# EXERCISE INPUT:

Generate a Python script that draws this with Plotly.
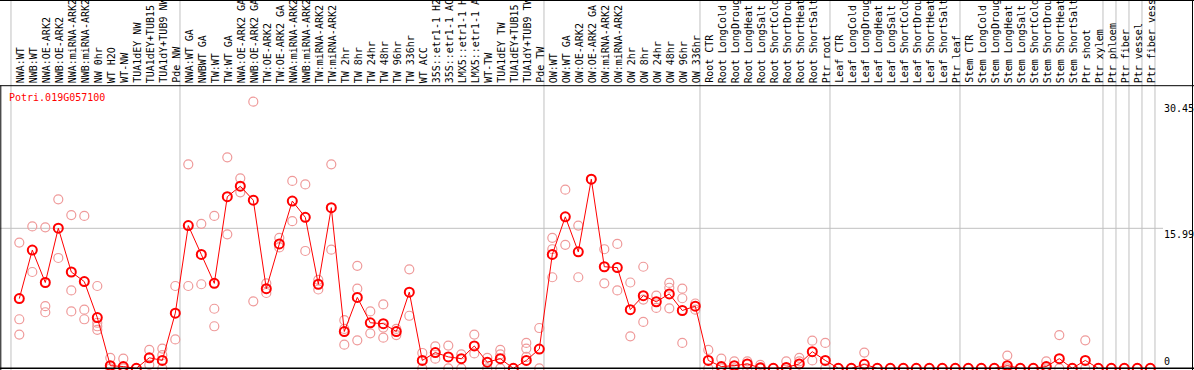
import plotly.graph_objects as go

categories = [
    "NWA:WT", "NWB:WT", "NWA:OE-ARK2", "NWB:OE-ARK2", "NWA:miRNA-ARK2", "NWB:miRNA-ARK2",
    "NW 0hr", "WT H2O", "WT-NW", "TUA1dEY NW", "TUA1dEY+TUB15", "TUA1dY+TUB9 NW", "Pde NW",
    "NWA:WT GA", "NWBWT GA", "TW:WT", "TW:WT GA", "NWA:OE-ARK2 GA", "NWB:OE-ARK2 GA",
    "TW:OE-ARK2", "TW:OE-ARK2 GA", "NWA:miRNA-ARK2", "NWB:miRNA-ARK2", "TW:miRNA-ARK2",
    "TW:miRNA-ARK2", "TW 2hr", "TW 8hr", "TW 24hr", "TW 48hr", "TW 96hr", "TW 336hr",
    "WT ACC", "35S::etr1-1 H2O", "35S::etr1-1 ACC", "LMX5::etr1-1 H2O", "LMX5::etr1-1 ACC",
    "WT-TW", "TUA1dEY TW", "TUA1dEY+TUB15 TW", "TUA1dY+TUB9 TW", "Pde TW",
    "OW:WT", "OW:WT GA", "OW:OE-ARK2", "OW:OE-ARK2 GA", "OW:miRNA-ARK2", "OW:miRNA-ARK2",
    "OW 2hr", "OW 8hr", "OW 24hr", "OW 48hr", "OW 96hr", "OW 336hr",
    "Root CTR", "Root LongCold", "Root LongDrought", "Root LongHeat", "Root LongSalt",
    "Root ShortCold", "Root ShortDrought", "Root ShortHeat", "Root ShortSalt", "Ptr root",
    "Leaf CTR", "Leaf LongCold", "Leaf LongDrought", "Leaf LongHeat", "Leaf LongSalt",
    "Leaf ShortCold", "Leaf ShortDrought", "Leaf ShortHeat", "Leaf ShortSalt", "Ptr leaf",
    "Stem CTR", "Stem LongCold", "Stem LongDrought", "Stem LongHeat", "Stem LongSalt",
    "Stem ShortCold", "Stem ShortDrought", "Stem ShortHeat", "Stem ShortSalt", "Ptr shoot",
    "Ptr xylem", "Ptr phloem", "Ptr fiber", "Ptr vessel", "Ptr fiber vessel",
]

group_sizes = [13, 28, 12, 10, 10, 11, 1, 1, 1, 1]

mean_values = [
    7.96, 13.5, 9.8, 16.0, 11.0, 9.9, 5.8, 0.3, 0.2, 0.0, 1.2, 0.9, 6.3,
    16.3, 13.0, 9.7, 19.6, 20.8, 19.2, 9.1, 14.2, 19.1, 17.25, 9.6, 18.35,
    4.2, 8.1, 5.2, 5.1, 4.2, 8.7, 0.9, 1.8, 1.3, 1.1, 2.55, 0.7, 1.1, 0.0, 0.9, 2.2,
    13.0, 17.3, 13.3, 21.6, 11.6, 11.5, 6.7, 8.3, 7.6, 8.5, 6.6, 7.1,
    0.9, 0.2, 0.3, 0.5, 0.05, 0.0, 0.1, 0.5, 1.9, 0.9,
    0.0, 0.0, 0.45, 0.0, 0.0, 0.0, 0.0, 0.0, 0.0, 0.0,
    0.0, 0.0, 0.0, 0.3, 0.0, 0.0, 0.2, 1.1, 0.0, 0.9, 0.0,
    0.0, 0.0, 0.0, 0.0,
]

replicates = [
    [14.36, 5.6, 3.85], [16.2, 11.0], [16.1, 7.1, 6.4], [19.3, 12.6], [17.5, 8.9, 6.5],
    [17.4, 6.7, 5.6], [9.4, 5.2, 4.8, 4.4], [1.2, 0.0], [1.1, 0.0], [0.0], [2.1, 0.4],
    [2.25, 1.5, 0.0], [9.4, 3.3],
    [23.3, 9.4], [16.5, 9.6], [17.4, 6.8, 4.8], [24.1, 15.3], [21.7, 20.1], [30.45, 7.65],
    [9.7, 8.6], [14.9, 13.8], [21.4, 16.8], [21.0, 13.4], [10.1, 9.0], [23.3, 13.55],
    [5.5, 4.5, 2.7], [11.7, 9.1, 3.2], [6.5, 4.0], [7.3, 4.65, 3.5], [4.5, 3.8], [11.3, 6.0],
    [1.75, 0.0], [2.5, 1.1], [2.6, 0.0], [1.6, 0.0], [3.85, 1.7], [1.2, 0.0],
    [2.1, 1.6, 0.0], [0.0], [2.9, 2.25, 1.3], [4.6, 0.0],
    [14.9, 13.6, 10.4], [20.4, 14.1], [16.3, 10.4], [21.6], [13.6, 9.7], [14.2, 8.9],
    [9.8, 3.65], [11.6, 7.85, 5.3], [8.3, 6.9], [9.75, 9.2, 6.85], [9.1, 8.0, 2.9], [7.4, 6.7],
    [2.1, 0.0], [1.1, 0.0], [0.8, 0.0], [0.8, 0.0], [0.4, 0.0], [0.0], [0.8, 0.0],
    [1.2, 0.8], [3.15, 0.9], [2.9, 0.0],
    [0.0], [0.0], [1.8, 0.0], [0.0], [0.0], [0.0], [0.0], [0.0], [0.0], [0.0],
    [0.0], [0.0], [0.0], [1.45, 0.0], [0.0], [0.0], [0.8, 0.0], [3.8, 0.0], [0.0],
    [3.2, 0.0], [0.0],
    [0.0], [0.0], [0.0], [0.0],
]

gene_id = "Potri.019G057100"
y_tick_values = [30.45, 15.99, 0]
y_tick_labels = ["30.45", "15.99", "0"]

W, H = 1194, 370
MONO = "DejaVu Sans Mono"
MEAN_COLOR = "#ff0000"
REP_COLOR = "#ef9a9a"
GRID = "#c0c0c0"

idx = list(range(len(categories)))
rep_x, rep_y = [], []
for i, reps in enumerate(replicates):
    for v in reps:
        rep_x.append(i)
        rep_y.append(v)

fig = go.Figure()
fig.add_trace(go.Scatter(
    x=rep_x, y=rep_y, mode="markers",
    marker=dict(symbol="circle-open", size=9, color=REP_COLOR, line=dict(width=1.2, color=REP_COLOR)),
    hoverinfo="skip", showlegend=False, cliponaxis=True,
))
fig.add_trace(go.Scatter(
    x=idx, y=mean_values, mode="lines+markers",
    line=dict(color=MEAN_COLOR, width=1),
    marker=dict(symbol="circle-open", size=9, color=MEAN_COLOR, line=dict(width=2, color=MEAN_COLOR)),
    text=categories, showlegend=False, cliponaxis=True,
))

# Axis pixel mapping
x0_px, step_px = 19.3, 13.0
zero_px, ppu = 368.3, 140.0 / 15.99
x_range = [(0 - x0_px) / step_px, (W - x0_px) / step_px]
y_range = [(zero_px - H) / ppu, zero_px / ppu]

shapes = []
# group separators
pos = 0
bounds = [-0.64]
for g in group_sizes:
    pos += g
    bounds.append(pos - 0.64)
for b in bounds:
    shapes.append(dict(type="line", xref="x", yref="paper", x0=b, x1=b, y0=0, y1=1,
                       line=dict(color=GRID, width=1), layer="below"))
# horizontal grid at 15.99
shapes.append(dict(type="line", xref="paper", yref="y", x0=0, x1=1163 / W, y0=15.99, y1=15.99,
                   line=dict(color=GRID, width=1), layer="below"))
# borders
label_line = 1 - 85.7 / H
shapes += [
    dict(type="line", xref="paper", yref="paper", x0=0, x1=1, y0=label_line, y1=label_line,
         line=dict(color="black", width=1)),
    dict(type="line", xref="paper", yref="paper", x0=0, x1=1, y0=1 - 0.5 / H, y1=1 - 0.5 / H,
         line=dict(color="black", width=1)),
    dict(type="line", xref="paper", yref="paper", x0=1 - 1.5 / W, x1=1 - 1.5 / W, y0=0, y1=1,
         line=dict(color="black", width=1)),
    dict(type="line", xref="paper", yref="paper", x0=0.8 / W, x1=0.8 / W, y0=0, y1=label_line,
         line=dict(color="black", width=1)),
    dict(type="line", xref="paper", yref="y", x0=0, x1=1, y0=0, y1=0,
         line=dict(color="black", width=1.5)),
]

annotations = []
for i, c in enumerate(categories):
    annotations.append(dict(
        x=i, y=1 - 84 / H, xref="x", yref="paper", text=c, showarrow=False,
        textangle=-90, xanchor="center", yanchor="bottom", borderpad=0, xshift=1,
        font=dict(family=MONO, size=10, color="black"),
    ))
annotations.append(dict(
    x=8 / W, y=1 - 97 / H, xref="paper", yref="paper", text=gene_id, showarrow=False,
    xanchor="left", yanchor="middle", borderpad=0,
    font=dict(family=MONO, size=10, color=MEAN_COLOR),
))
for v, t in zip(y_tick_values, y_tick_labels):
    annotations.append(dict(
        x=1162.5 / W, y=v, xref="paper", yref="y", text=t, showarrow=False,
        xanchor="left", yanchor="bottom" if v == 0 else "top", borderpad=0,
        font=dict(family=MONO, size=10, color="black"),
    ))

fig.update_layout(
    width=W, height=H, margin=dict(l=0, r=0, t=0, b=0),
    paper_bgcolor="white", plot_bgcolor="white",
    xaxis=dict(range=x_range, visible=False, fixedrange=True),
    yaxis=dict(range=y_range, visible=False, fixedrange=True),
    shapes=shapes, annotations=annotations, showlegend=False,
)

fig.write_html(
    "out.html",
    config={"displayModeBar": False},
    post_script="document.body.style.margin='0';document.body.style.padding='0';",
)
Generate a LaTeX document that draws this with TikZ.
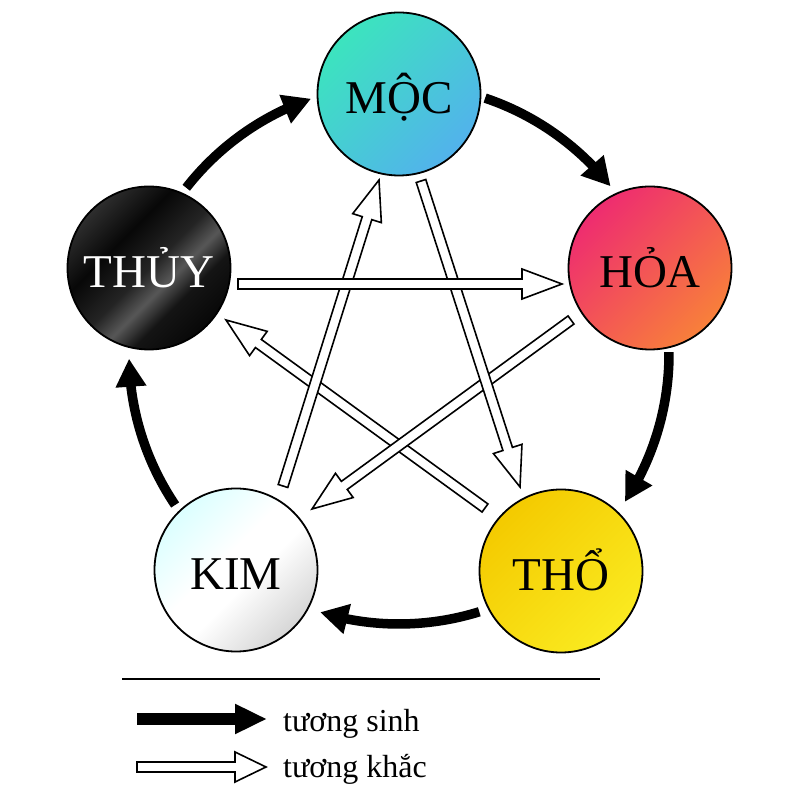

# INSTRUCTIONS FOR THE TASK:
Starting at the top of the listing above, please restate word for word each line up to and including the one that holds "11, 1, 1, 1, 1]", omitting every image.

# CORRECT OUTPUT:
Generate a Python script that draws this with Plotly.
import plotly.graph_objects as go

categories = [
    "NWA:WT", "NWB:WT", "NWA:OE-ARK2", "NWB:OE-ARK2", "NWA:miRNA-ARK2", "NWB:miRNA-ARK2",
    "NW 0hr", "WT H2O", "WT-NW", "TUA1dEY NW", "TUA1dEY+TUB15", "TUA1dY+TUB9 NW", "Pde NW",
    "NWA:WT GA", "NWBWT GA", "TW:WT", "TW:WT GA", "NWA:OE-ARK2 GA", "NWB:OE-ARK2 GA",
    "TW:OE-ARK2", "TW:OE-ARK2 GA", "NWA:miRNA-ARK2", "NWB:miRNA-ARK2", "TW:miRNA-ARK2",
    "TW:miRNA-ARK2", "TW 2hr", "TW 8hr", "TW 24hr", "TW 48hr", "TW 96hr", "TW 336hr",
    "WT ACC", "35S::etr1-1 H2O", "35S::etr1-1 ACC", "LMX5::etr1-1 H2O", "LMX5::etr1-1 ACC",
    "WT-TW", "TUA1dEY TW", "TUA1dEY+TUB15 TW", "TUA1dY+TUB9 TW", "Pde TW",
    "OW:WT", "OW:WT GA", "OW:OE-ARK2", "OW:OE-ARK2 GA", "OW:miRNA-ARK2", "OW:miRNA-ARK2",
    "OW 2hr", "OW 8hr", "OW 24hr", "OW 48hr", "OW 96hr", "OW 336hr",
    "Root CTR", "Root LongCold", "Root LongDrought", "Root LongHeat", "Root LongSalt",
    "Root ShortCold", "Root ShortDrought", "Root ShortHeat", "Root ShortSalt", "Ptr root",
    "Leaf CTR", "Leaf LongCold", "Leaf LongDrought", "Leaf LongHeat", "Leaf LongSalt",
    "Leaf ShortCold", "Leaf ShortDrought", "Leaf ShortHeat", "Leaf ShortSalt", "Ptr leaf",
    "Stem CTR", "Stem LongCold", "Stem LongDrought", "Stem LongHeat", "Stem LongSalt",
    "Stem ShortCold", "Stem ShortDrought", "Stem ShortHeat", "Stem ShortSalt", "Ptr shoot",
    "Ptr xylem", "Ptr phloem", "Ptr fiber", "Ptr vessel", "Ptr fiber vessel",
]

group_sizes = [13, 28, 12, 10, 10, 11, 1, 1, 1, 1]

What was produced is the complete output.